Despite sharing the same overall communicative functions, human languages exhibit a large range of grammatical strategies to convey information. In the last sixty years, linguistic grammars and typological studies have unveiled the existence of typical linguistic profiles, enhanced with the more recent development of corpus-based quantitative studies. We now have a much better (though still incomplete) picture of morphological typology that admits the existence of intermediate strategies between archetypes (such as purely isolating vs. agglutinating languages, for instance). Still, corpus-based studies often remain biased towards ‘major’ languages or rely on written corpora with their inherent limitations. As a consequence, elaborating a cross-linguistic and usage-based account of how a language system fulfills its speakers’ communicative goals is an ongoing task (Levshina, 2021; Levshina & Moran, 2021).

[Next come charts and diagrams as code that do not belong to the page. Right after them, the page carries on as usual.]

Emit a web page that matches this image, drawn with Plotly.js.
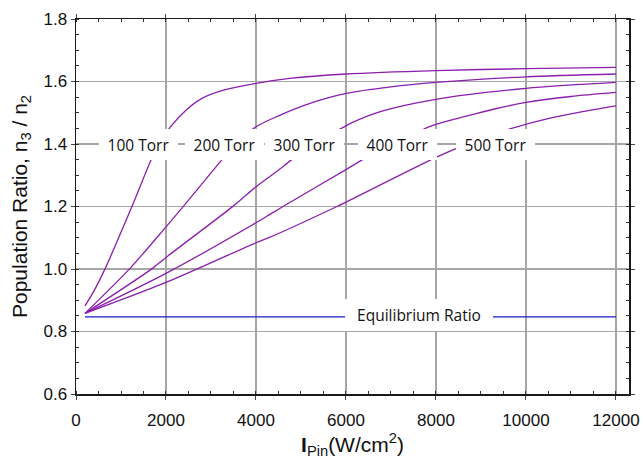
<!DOCTYPE html>
<html>
<head>
<meta charset="utf-8">
<script src="https://cdn.plot.ly/plotly-3.0.1.min.js"></script>
<style>
  html, body { margin: 0; padding: 0; background: #ffffff; }
  #chart { width: 643px; height: 459px; }
</style>
</head>
<body>
<div id="chart"></div>
<script>
// Pump intensity (W/cm^2) and population ratio n3/n2 for each buffer-gas pressure
const intensity100 = [200, 400, 650, 1250, 1700, 1900, 2100, 2450, 2800, 3300, 4000, 4750, 6000, 8000, 10000, 12000];
const ratio100     = [0.882, 0.930, 1.002, 1.202, 1.359, 1.412, 1.455, 1.509, 1.546, 1.573, 1.594, 1.610, 1.624, 1.635, 1.641, 1.645];

const intensity200 = [200, 1200, 2000, 2400, 3300, 3650, 4000, 4450, 5200, 6000, 7000, 8000, 10000, 12000];
const ratio200     = [0.858, 1.002, 1.135, 1.203, 1.359, 1.413, 1.455, 1.487, 1.530, 1.562, 1.583, 1.597, 1.615, 1.624];

const intensity300 = [200, 1700, 2000, 3500, 4000, 4450, 4870, 5400, 5960, 6100, 6800, 8000, 10000, 12000];
const ratio300     = [0.858, 1.002, 1.037, 1.202, 1.263, 1.311, 1.358, 1.410, 1.455, 1.466, 1.505, 1.543, 1.578, 1.597];

const intensity400 = [200, 2000, 4000, 4300, 4600, 6000, 6460, 7200, 7900, 8700, 9300, 10000, 11000, 12000];
const ratio400     = [0.858, 0.986, 1.148, 1.174, 1.200, 1.318, 1.357, 1.410, 1.458, 1.490, 1.512, 1.533, 1.552, 1.565];

const intensity500 = [200, 2000, 4000, 4300, 5800, 6000, 8000, 8470, 9100, 9800, 10400, 11200, 12000];
const ratio500     = [0.858, 0.957, 1.084, 1.101, 1.200, 1.214, 1.357, 1.387, 1.422, 1.455, 1.478, 1.502, 1.522];

const equilibriumIntensity = [200, 12000];
const equilibriumRatio     = [0.847, 0.847];

const pressureLabels = ['100 Torr', '200 Torr', '300 Torr', '400 Torr', '500 Torr'];

const xTicks = [0, 2000, 4000, 6000, 8000, 10000, 12000];
const yTicks = [0.6, 0.8, 1.0, 1.2, 1.4, 1.6, 1.8];

// label placement along the 1.4 gridline
const labelX = [1378, 3311, 5078, 7134, 9334];
const labelY = 1.4;

const curveColor = '#8b1fae';

const series = [
  [intensity100, ratio100],
  [intensity200, ratio200],
  [intensity300, ratio300],
  [intensity400, ratio400],
  [intensity500, ratio500]
];

const traces = series.map(function (s, i) {
  return {
    x: s[0], y: s[1], type: 'scatter', mode: 'lines',
    name: pressureLabels[i],
    line: { color: curveColor, width: 1.3, shape: 'spline', smoothing: 0.8 },
    hoverinfo: 'skip'
  };
});

traces.push({
  x: equilibriumIntensity, y: equilibriumRatio, type: 'scatter', mode: 'lines',
  name: 'Equilibrium Ratio',
  line: { color: '#1a1acc', width: 1.2 },
  hoverinfo: 'skip'
});

const labelFont = { family: 'Open Sans, Noto Sans, sans-serif', size: 15.5, color: '#111111' };

const annotations = pressureLabels.map(function (t, i) {
  return {
    x: labelX[i], y: labelY, xref: 'x', yref: 'y',
    text: t, showarrow: false,
    font: labelFont,
    bgcolor: '#ffffff', borderwidth: 0, borderpad: 0,
    width: 79, height: 31,
    xanchor: 'center', yanchor: 'middle', align: 'center'
  };
});

annotations.push({
  x: 7623, y: equilibriumRatio[0], xref: 'x', yref: 'y',
  text: 'Equilibrium Ratio', showarrow: false,
  font: labelFont,
  bgcolor: '#ffffff', borderwidth: 0, borderpad: 0,
  width: 148, height: 32, yshift: 2,
  xanchor: 'center', yanchor: 'middle', align: 'center'
});

const axisCommon = {
  showline: true, linecolor: '#1a1a1a', linewidth: 1.5, mirror: 'ticks',
  showgrid: true, gridcolor: '#a6a6a6', gridwidth: 1.5,
  zeroline: false,
  ticks: 'outside', ticklen: 4, tickcolor: '#444444', tickwidth: 1,
  tickfont: { family: 'Liberation Sans, Arial, sans-serif', size: 17, color: '#111111' }
};

const layout = {
  width: 643, height: 459,
  margin: { l: 76, r: 14, t: 19, b: 65 },
  paper_bgcolor: '#ffffff', plot_bgcolor: '#ffffff',
  showlegend: false,
  xaxis: Object.assign({}, axisCommon, {
    range: [0, 12290],
    tickvals: xTicks, ticktext: xTicks.map(String),
    ticklabelstandoff: 6,
    minor: { dtick: 500, tick0: 0, ticks: 'inside', ticklen: 3, tickcolor: '#333333', showgrid: false },
    title: {
      text: '<b>I</b><sub>Pin</sub>(W/cm<sup>2</sup>)',
      font: { family: 'Liberation Sans, Arial, sans-serif', size: 21, color: '#111111' },
      standoff: 8
    }
  }),
  yaxis: Object.assign({}, axisCommon, {
    range: [0.6, 1.8],
    tickvals: yTicks, ticktext: yTicks.map(function (v) { return v.toFixed(1); }),
    minor: { dtick: 0.05, tick0: 0.6, ticks: 'inside', ticklen: 3, tickcolor: '#333333', showgrid: false },
    title: {
      text: 'Population Ratio, n<sub>3</sub> / n<sub>2</sub>',
      font: { family: 'Liberation Sans, Arial, sans-serif', size: 21, color: '#111111' },
      standoff: 10
    }
  }),
  annotations: annotations
};

Plotly.newPlot('chart', traces, layout, { staticPlot: true, displayModeBar: false });
</script>
</body>
</html>
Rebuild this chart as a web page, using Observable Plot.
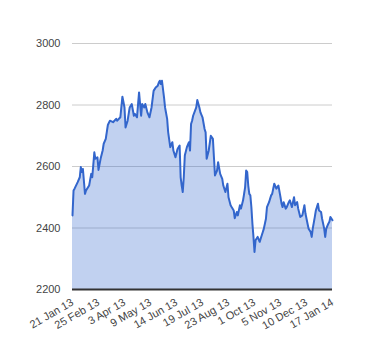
<!DOCTYPE html>
<html>
<head>
<meta charset="utf-8">
<script src="https://cdn.jsdelivr.net/npm/d3@7"></script>
<script src="https://cdn.jsdelivr.net/npm/@observablehq/plot@0.6"></script>
<style>
  html, body { margin: 0; padding: 0; background: #fff; }
  #chart { width: 380px; height: 360px; }
</style>
</head>
<body>
<div id="chart"></div>
<script>
// Trading-day index (x) and closing value (y)
const days = [0,1,2,5,7,8,9,10,12,13,16,18,19,21,22,24,25,27,29,30,32,34,36,39,42,43,46,48,50,51,53,55,57,59,60,62,64,65,66,67,69,70,72,74,76,78,80,82,83,84,85,86,88,89,91,92,94,96,97,99,101,103,104,105,106,107,108,110,112,113,114,115,116,119,120,122,123,125,127,128,129,131,133,135,136,137,139,140,142,144,145,147,149,150,152,153,155,156,158,159,161,162,164,165,166,167,168,169,170,171,172,173,174,175,176,178,180,181,183,184,186,187,189,191,192,194,196,197,198,200,201,202,203,205,206,208,209,211,213,214,216,217,219,221,222,223,224,226,227,229,230,231,233,234,236,237,239,240,242,243,244,246,247,248,250];
const values = [2441,2522,2528,2549,2565,2598,2582,2592,2511,2522,2538,2576,2565,2646,2625,2630,2589,2625,2652,2674,2690,2735,2749,2744,2755,2749,2760,2827,2792,2727,2749,2792,2803,2765,2771,2760,2841,2803,2765,2803,2792,2803,2776,2760,2792,2846,2857,2863,2873,2879,2868,2879,2825,2792,2755,2711,2663,2679,2652,2630,2657,2668,2565,2538,2517,2565,2636,2663,2679,2652,2738,2749,2765,2792,2816,2792,2776,2760,2722,2711,2625,2652,2700,2690,2630,2571,2587,2614,2576,2560,2538,2517,2544,2500,2474,2468,2457,2432,2452,2441,2474,2463,2490,2511,2533,2587,2582,2538,2511,2506,2468,2414,2371,2322,2360,2371,2355,2366,2387,2398,2430,2468,2484,2506,2511,2544,2528,2533,2538,2500,2479,2468,2484,2463,2468,2484,2490,2468,2500,2474,2484,2463,2436,2441,2457,2474,2447,2414,2398,2387,2371,2398,2436,2457,2479,2457,2452,2430,2398,2371,2398,2414,2420,2436,2425];
const tickDays = [0,25,50,75,100,125,150,175,200,225,250];
const tickLabels = ["21 Jan 13","25 Feb 13","3 Apr 13","9 May 13","14 Jun 13","19 Jul 13","23 Aug 13","1 Oct 13","5 Nov 13","10 Dec 13","17 Jan 14"];
const yTicks = [2200,2400,2600,2800,3000];
const gridTicks = [2400,2600,2800,3000];
const baseValue = 2200;

const data = days.map((d, i) => ({day: d, value: values[i]}));
const labelOf = new Map(tickDays.map((d, i) => [d, tickLabels[i]]));

const chart = Plot.plot({
  width: 380,
  height: 360,
  marginLeft: 72,
  marginRight: 48,
  marginTop: 43,
  marginBottom: 71,
  style: {fontFamily: "Arial, 'Liberation Sans', sans-serif", fontSize: "11px", color: "#444", background: "#fff"},
  x: {domain: [0, 250], label: null},
  y: {domain: [2200, 3000], label: null},
  marks: [
    Plot.ruleY(gridTicks, {stroke: "#cccccc", strokeWidth: 1}),
    Plot.areaY(data, {x: "day", y1: baseValue, y2: "value", fill: "#3366cc", fillOpacity: 0.3}),
    Plot.lineY(data, {x: "day", y: "value", stroke: "#3366cc", strokeWidth: 2, strokeLinejoin: "round"}),
    Plot.ruleY([baseValue], {stroke: "#333333", strokeWidth: 2}),
    Plot.axisX({ticks: tickDays, tickFormat: d => labelOf.get(d), tickSize: 0, tickPadding: 12, tickRotate: -30, fill: "#444", label: null}),
    Plot.axisY({ticks: yTicks, tickFormat: d => String(d), tickSize: 0, tickPadding: 12, fill: "#444", label: null})
  ]
});
document.getElementById("chart").appendChild(chart);
</script>
</body>
</html>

The DoReCo project (Paschen et al., 2020) aims to overcome these obstacles by offering (semi-)spontaneous oral recordings time-aligned with their fine-grained morphosyntactic analysis for about 50 languages, with at least 10,000 words per language. Research on the DoReCo database has already resulted in quantitative studies on linguistic complexity (Easterday et al., 2021, Stave et al., 2021a) and morphological typology (Stave, von Prince & Seifart, 2021). In this colloquium, we will present a preliminary account of the way morphological information is distributed over time in more than a dozen languages from the DoReCo collection. Our study stems from recent suggestions on the existence of a regulation in the rate of information transmitted in human communication, either in terms of fluctuations (Frank & Jaeger, 2008; Seifart et al., 2018) or on average (Cohen Priva, 2017; Coupé et al. 2019; Pellegrino, Coupé & Marsico, 2011). We have adopted an original dual approach, based on both the linguist-informed morphosyntactic analysis of the source language and an analysis of the English translation performed through state-of-the-art natural language processing. This way, we combine the advantages of a linguistic approach close to the original speech production with those of an automatic processing performed on the same pivot language (English) for each corpus.